Wednesday, 18 July 2012

The Coin Collectors' Manual

 http://books.google.co.uk/books?id=DfdaKwgncJYC&pg=PA348&img=1&zoom=3&hl=en&sig=ACfU3U0nKj0gM4LddqTJjOwKC8ZdqXAZEw&ci=3%2C107%2C962%2C730&edge=0

The problem with delving into research is that, inevitably, a piece of information will lead to knew discoveries, which will start the whole researching process again. It's not surprising therefore that more posts have come from what was suppose to be a quick look into some of the more forgotten ancient Greek and Roman feminine names. This time, though, the list covers names exclusively from ancient Rome. It was taken from a book titled The Coin Collectors' Manual Vol II written by Henry Noel Humphreys. It turned out to be a fantastic source, especially if you have a little bit of time to spare (or waste). It can be found here. 


Aviola - A Roman cognomen likely derived from the Latin avis meaning 'bird'. Although my Latin is non-existent, and I'm taking stab in the dark, I would add that perhaps the meaning of 'little bird' fits even better, but that's just guess work. For those who like Avalon, Avery or Aviva, Aviola might be one to add to the list. 

Axilla - It's one of those cases where a lovely name hides a bad meaning, this time that of 'armpit'. Two reasons why Axilla was included despite her rather unattractive little secret: Lou's wonderful post on Axel and Axelle made me think that Axilla could slot right in next to them, and because of her tough, no-nonsense vibe that she has going on. 

Dolabella - Considering how popular Isabella is, and how most names with the possible nicknames of Belle or Bella have climbed up the chart (Arabella was #545 in 2000 and ten years late she's at #228. Annabelle was at #167 but in 2010 had cracked the top 100 at #87), it seemed only right to include Dolabella in the mix. It was a Roman cognomen, from the Latin dolabra meaning 'pick-ax', and a branch of the gens Cornelia.

Luria - Nuria is quite popular in Portugal at the moment (#42 in 2011). Just head into a church during baptism days and you'll find little Nurias all over the place, which is why Luria seems so usable to me. The Manual mentions that the Luria Roman family is of 'doubtful extraction', and there is very little written about them that I can find. There is, however, a town in Italy named Santa Luria, but not much information on how the town got its name.  
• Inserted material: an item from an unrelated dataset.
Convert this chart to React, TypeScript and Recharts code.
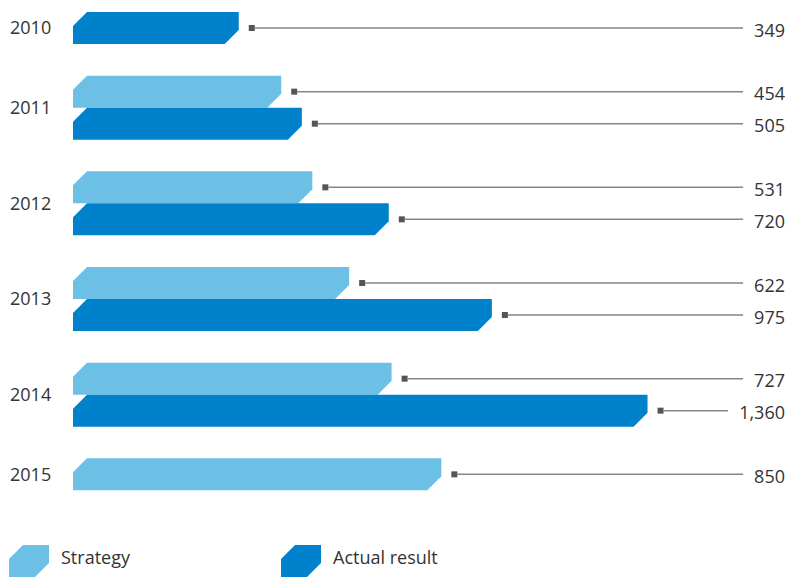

http://books.google.co.uk/books?id=8POHjT8eLmoC&pg=PP10&img=1&zoom=3&hl=en&sig=ACfU3U31dbS6yRluxZKc_FMwg2jUpBNTiA&ci=540%2C1254%2C426%2C219&edge=0

Mindia - Like Luria, there is little information about the origins of the Mindia family and their name. We do know that Lucius Mindius was a Roman aristocrat and senator. He married Salonina Matidia and had a daughter named Mindia Matidia. Mindia seems very wearable, not as fluffy pink as Mindy but with all of India's coolness. 
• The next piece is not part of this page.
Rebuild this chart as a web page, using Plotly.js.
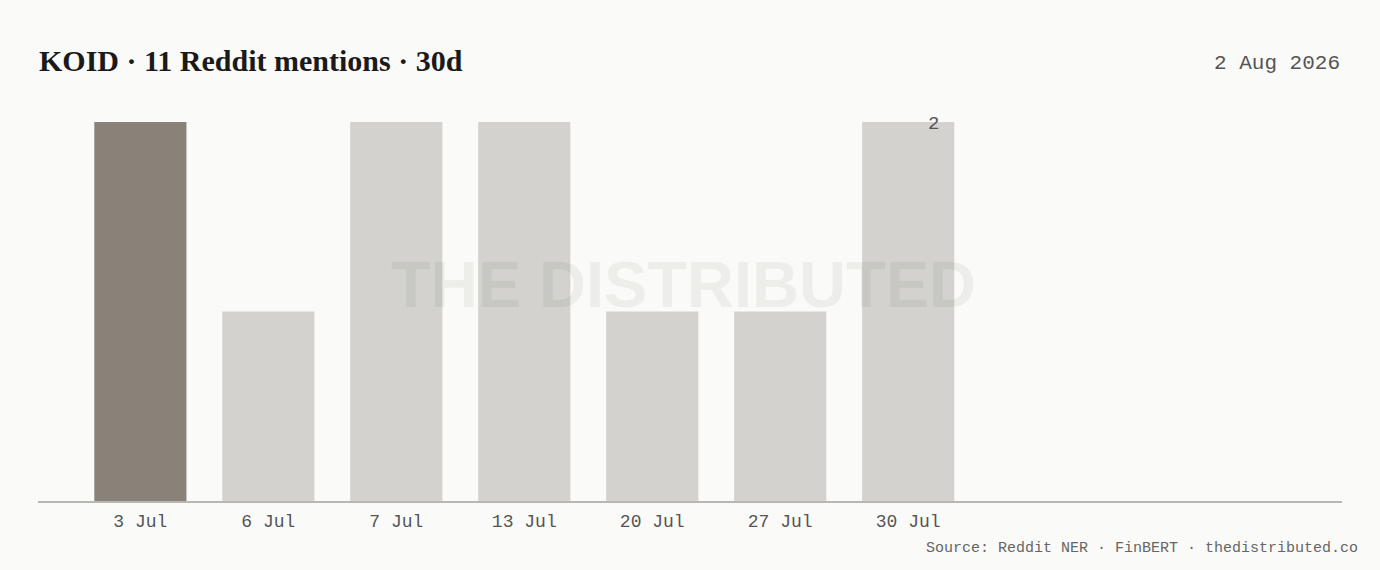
<!DOCTYPE html>
<html>
<head>
<meta charset="utf-8">
<script src="https://cdn.plot.ly/plotly-3.0.1.min.js"></script>
<style>
html,body{margin:0;padding:0;background:#FAFAF8;}
#chart{width:1380px;height:570px;}
</style>
</head>
<body>
<div id="chart"></div>
<script>
const categories = ["3 Jul", "6 Jul", "7 Jul", "13 Jul", "20 Jul", "27 Jul", "30 Jul"];
const mentions = [2, 1, 2, 2, 1, 1, 2];
const highlightIndex = 0;
const titleText = "KOID · 11 Reddit mentions · 30d";
const dateText = "2 Aug 2026";
const sourceText = "Source: Reddit NER · FinBERT · thedistributed.co";
const watermarkText = "THE DISTRIBUTED";

const barColors = categories.map((c, i) => i === highlightIndex ? "#888279" : "#D3D2CE");
const mono = "'Liberation Mono', 'DejaVu Sans Mono', monospace";
const lastIdx = categories.length - 1;

const trace = {
  type: "bar",
  x: categories,
  y: mentions,
  width: 0.72,
  marker: {color: barColors, line: {width: 0}},
  hoverinfo: "skip"
};

const layout = {
  width: 1380, height: 570,
  paper_bgcolor: "#FAFAF8",
  plot_bgcolor: "#FAFAF8",
  margin: {l: 38, r: 38, t: 122, b: 69},
  showlegend: false,
  bargap: 0.28,
  xaxis: {
    type: "category",
    range: [-0.8, 9.39],
    showgrid: false,
    zeroline: false,
    showline: true,
    linecolor: "#B8B7B2",
    linewidth: 1.5,
    ticks: "outside",
    ticklen: 3,
    tickcolor: "rgba(0,0,0,0)",
    tickfont: {family: mono, size: 18, color: "#555"},
    fixedrange: true
  },
  yaxis: {
    range: [0, 2],
    visible: false,
    showgrid: false,
    zeroline: false,
    fixedrange: true
  },
  annotations: [
    {
      xref: "paper", yref: "paper", x: 0, y: 1, xshift: -1, yshift: 62,
      xanchor: "left", yanchor: "middle",
      text: titleText, showarrow: false,
      font: {family: "'Liberation Serif', 'DejaVu Serif', serif", size: 30, color: "#1a1a1a", weight: 700}
    },
    {
      xref: "paper", yref: "paper", x: 1, y: 1, yshift: 59,
      xanchor: "right", yanchor: "middle",
      text: dateText, showarrow: false,
      font: {family: mono, size: 21, color: "#555"}
    },
    {
      xref: "x", yref: "y", x: categories[lastIdx], y: mentions[lastIdx],
      xshift: 25, yshift: -2, yanchor: "middle", xanchor: "center",
      text: String(mentions[lastIdx]), showarrow: false,
      font: {family: mono, size: 19, color: "#555"}
    },
    {
      xref: "paper", yref: "paper", x: 0.495, y: 0.57,
      xanchor: "center", yanchor: "middle",
      text: watermarkText, showarrow: false,
      font: {family: "'Liberation Sans', Arial, sans-serif", size: 65, color: "rgba(60,55,50,0.065)", weight: 700}
    },
    {
      xref: "paper", yref: "paper", x: 1, y: 0, xshift: 18, yshift: -47,
      xanchor: "right", yanchor: "middle",
      text: sourceText, showarrow: false,
      font: {family: mono, size: 15, color: "#666"}
    }
  ]
};

Plotly.newPlot("chart", [trace], layout, {displayModeBar: false, staticPlot: true});
</script>
</body>
</html>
Naevia - I was a huge fan of Sparticus: Blood and Sand, but I'd never noticed that there was a character by the name of Naevia. It is another Roman cognomen, this time from the Latin naevus meaning 'birthmark'. One of Naevia's attractions is that she sounds somewhat like Nevaeh without carrying all the stigma attached to the name.
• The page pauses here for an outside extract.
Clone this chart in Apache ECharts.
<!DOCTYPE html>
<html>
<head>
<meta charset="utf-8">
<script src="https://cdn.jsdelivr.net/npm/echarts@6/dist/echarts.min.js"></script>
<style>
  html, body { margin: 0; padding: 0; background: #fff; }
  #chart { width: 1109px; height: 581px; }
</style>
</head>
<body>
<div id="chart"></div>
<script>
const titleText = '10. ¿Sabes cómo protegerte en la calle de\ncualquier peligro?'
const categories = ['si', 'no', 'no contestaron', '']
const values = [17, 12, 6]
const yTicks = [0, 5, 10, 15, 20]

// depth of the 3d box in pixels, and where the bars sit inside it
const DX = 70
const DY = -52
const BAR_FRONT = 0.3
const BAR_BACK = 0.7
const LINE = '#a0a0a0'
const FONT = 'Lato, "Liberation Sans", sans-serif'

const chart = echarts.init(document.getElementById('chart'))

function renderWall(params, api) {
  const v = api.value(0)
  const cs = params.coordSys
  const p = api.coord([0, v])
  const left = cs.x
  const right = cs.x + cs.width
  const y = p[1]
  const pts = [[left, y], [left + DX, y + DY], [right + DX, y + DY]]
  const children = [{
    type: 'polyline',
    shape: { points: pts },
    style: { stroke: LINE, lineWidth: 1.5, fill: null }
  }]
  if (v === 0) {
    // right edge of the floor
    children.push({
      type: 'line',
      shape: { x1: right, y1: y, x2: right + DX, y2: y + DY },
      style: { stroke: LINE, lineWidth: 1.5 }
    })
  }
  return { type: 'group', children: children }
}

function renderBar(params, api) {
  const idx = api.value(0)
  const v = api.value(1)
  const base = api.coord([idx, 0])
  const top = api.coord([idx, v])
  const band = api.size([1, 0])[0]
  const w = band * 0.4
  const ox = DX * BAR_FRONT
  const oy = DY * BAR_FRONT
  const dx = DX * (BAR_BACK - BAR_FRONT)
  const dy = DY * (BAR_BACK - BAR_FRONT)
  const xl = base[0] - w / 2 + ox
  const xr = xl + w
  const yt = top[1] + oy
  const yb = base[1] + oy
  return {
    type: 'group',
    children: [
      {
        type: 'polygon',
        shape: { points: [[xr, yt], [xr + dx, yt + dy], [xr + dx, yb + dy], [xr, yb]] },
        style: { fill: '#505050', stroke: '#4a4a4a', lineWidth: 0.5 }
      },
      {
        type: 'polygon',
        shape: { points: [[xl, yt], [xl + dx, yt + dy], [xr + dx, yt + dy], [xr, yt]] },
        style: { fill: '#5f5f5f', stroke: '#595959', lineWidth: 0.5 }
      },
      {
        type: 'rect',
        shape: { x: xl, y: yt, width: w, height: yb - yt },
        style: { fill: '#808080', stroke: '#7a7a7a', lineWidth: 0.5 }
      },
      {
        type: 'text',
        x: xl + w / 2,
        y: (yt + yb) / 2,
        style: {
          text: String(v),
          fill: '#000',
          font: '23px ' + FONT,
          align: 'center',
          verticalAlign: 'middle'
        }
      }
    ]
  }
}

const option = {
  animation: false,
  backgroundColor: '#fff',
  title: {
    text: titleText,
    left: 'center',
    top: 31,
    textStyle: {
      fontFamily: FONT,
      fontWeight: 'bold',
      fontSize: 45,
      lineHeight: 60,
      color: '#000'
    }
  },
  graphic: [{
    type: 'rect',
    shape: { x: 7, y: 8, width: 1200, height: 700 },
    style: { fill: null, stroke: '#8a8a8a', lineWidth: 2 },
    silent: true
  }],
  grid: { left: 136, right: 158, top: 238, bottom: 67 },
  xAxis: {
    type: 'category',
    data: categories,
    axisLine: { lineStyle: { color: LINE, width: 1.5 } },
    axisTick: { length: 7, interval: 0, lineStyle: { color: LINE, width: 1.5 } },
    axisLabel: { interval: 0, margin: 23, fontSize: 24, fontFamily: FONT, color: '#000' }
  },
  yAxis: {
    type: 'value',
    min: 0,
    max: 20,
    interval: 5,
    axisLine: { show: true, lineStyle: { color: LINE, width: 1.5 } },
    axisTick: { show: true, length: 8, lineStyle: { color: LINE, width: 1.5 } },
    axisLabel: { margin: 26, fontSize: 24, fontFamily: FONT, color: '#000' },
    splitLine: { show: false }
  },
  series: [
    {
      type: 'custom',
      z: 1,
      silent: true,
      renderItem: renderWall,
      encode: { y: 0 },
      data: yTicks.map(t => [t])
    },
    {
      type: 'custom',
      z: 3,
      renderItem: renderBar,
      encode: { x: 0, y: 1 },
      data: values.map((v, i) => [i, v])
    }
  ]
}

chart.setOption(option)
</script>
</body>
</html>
Rubria - The name of an Imperial Vestal Virgin, and of a Roman law which allowed a colony on the ruins of Carthage. It comes from the Latin ruber meaning 'red'. Similar names include Rubrica, 'red earth', and popular Ruby (#7).

Salvia -  She looks a bit like Sylvia, and they both share Roman origins, but Salvia is earthier and greener. She comes from the Latin salvere 'to feel well and healthy' and is another name for the herb sage. Perhaps a nice masculine form of Salvia could be Salve, the Latin for 'well'. 

Verina - Aelia Verina was an Empress consort to Leo I, and there was a saint Verena from Egypt. The name comes from the Latin verus meaning 'true'. Of all the names on the list, this is the only one that seems to have stuck around, even ranking three times in 1890, 1895 and 1898 in the American chart. 

Vettia - Volusia Vettia Maeciana was the wife of Avidius Cassius, a Roman general who usurped the throne and ruled Syria and Egypt for a brief time. The name means 'bent outwards' and likely has to do with the appearance of one of the family's ancestors.